When we got out, he let rip about how he didn’t want another op until his 2 years were up. I tried to pacify him by telling him that as long as he was careful and didn’t go out of his way to damage his knees, the plates and screws would stay where they were meant to and do their job! He wasn’t going for it, and so distraction techniques were employed and I asked if he wanted lunch – it was too late for getting back to school by then anyway! It worked and he calmed down!!
So it’s all go for him swimming, running and basically getting on with life. He just needs to do some growing so the plates start to do their stuff and he reaps the benefits of having straight legs!

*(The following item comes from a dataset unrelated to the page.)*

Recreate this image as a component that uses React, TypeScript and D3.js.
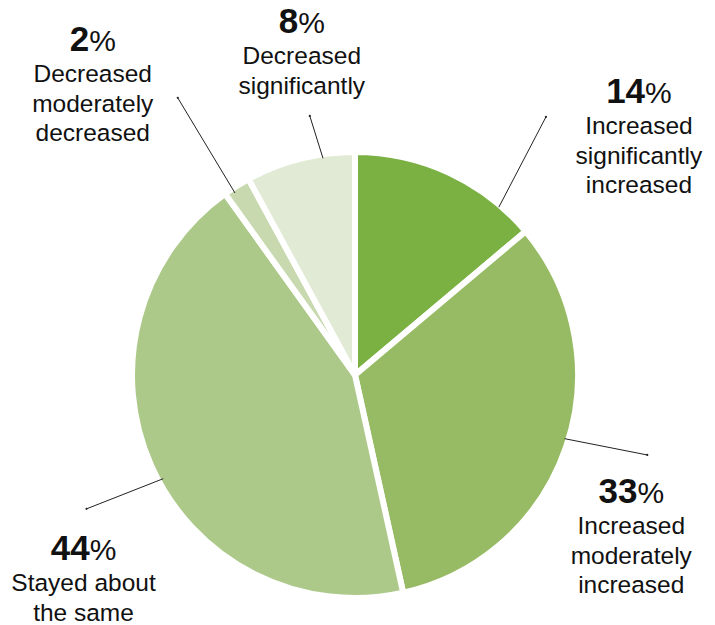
import React from "react";
import * as d3 from "d3";

const categories = [
  ["Increased", "significantly", "increased"],
  ["Increased", "moderately", "increased"],
  ["Stayed about", "the same"],
  ["Decreased", "moderately", "decreased"],
  ["Decreased", "significantly"],
];
const values = [14, 33, 44, 2, 8];
const colors = ["#7ab142", "#97bb64", "#adc98a", "#c8d9af", "#e1ead5"];

// label layout: leader line angles (deg, clockwise from north), radii, text offset from line end
const labelLayout = [
  { a1: 40.6, a2: 36.5, r1: 221, r2: 321, dx: 93, dy: -14 },
  { a1: 106.9, a2: 105.3, r1: 219, r2: 303, dx: -16, dy: 48 },
  { a1: 241.6, a2: 243.5, r1: 218, r2: 300, dx: -3, dy: 51 },
  { a1: 326.6, a2: 327.4, r1: 218, r2: 329, dx: -85, dy: -47 },
  { a1: 351.6, a2: 350.1, r1: 219, r2: 263, dx: -8, dy: -83 },
];

const W = 715;
const H = 625;
const CX = 355;
const CY = 375;
const R = 223;
const FONT = "'Liberation Sans', Arial, Helvetica, sans-serif";

function polar(angleDeg: number, r: number): [number, number] {
  const a = (angleDeg * Math.PI) / 180;
  return [CX + r * Math.sin(a), CY - r * Math.cos(a)];
}

export default function App() {
  const pie = d3.pie<number>().sort(null).value((d) => d);
  const arcs = pie(values);
  const arcGen = d3.arc<d3.PieArcDatum<number>>().innerRadius(0).outerRadius(R);

  return (
    <svg
      width={W}
      height={H}
      style={{ position: "absolute", left: 0, top: 0, background: "#fff" }}
    >
      <g transform={`translate(${CX},${CY})`}>
        {arcs.map((a, i) => (
          <path
            key={i}
            d={arcGen(a) || ""}
            fill={colors[i]}
            stroke="#fff"
            strokeWidth={6}
            strokeLinejoin="miter"
          />
        ))}
      </g>
      {values.map((v, i) => {
        const L = labelLayout[i];
        const [x1, y1] = polar(L.a1, L.r1);
        const [x2, y2] = polar(L.a2, L.r2);
        const tx = x2 + L.dx;
        const ty = y2 + L.dy;
        return (
          <g key={i}>
            <line x1={x1} y1={y1} x2={x2} y2={y2} stroke="#222" strokeWidth={1} />
            <circle cx={x2} cy={y2} r={1.1} fill="#222" />
            <text x={tx} y={ty} textAnchor="middle" fontFamily={FONT} fill="#111">
              <tspan fontSize={35} fontWeight={700}>{v}</tspan>
              <tspan fontSize={30} fontWeight={400}>%</tspan>
            </text>
            {categories[i].map((line, j) => (
              <text
                key={j}
                x={tx}
                y={ty + 31 + j * 29.7}
                textAnchor="middle"
                fontFamily={FONT}
                fontSize={24.5}
                fill="#111"
              >
                {line}
              </text>
            ))}
          </g>
        );
      })}
    </svg>
  );
}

At the moment he walks with a terrible limp, and when asked about it he says that he walks like that because it stops it hurting. I am not sure if he is really in pain, or if it is a psychological thing that walking oddly actually makes him think about is knees! Whatever it is, the limp is there, and it will be until he sees fit to stop doing it. He has started running around, and I shouldn’t take the mickey, but he does look very funny as he kind of rolls as he does it – a little like a cartoon drunk sailor! It is good that he feels confident to start doing going for it. The other evening he started spinning. It is his thing, M flaps, and D spins. He hasn’t been able to do it since the op, and I do wonder if that has been part of his frustration. The spinning is a totally personal sensory thing, and he keeps going round in circles until he has made himself so dizzy that he has to stop, be it by choice or by falling over! When he had finished spinning the other day, he looked so happy. It was as if he had been wanting to do it for so long but just hadn’t been able, but now he had, it just felt good! Sometimes his spinning is scary to watch, he is conscious he is doing it, but once he starts, almost another force takes over, and he has to keep going until he is spent. He also tried to go on the trampoline last weekend, but that wasn’t such a happy time, as screams and tears followed a minor knock on his knees. I think this is a lesson that while he seems back to normal he still has to be careful.
He hasn’t had gym at school since the op, but will return to that after the holidays. He will also get back to his beloved dancing classes -https://jas2jar.wordpress.com/2013/12/08/special-needs-dancing-fun/ . Both boys have really missed them, and are very excited about the prospect of returning. It is great that they have an environment that they feel so comfortable in.
I am proud of everything he has achieved in the last few months, and things can only get better as his legs get straighter and stronger.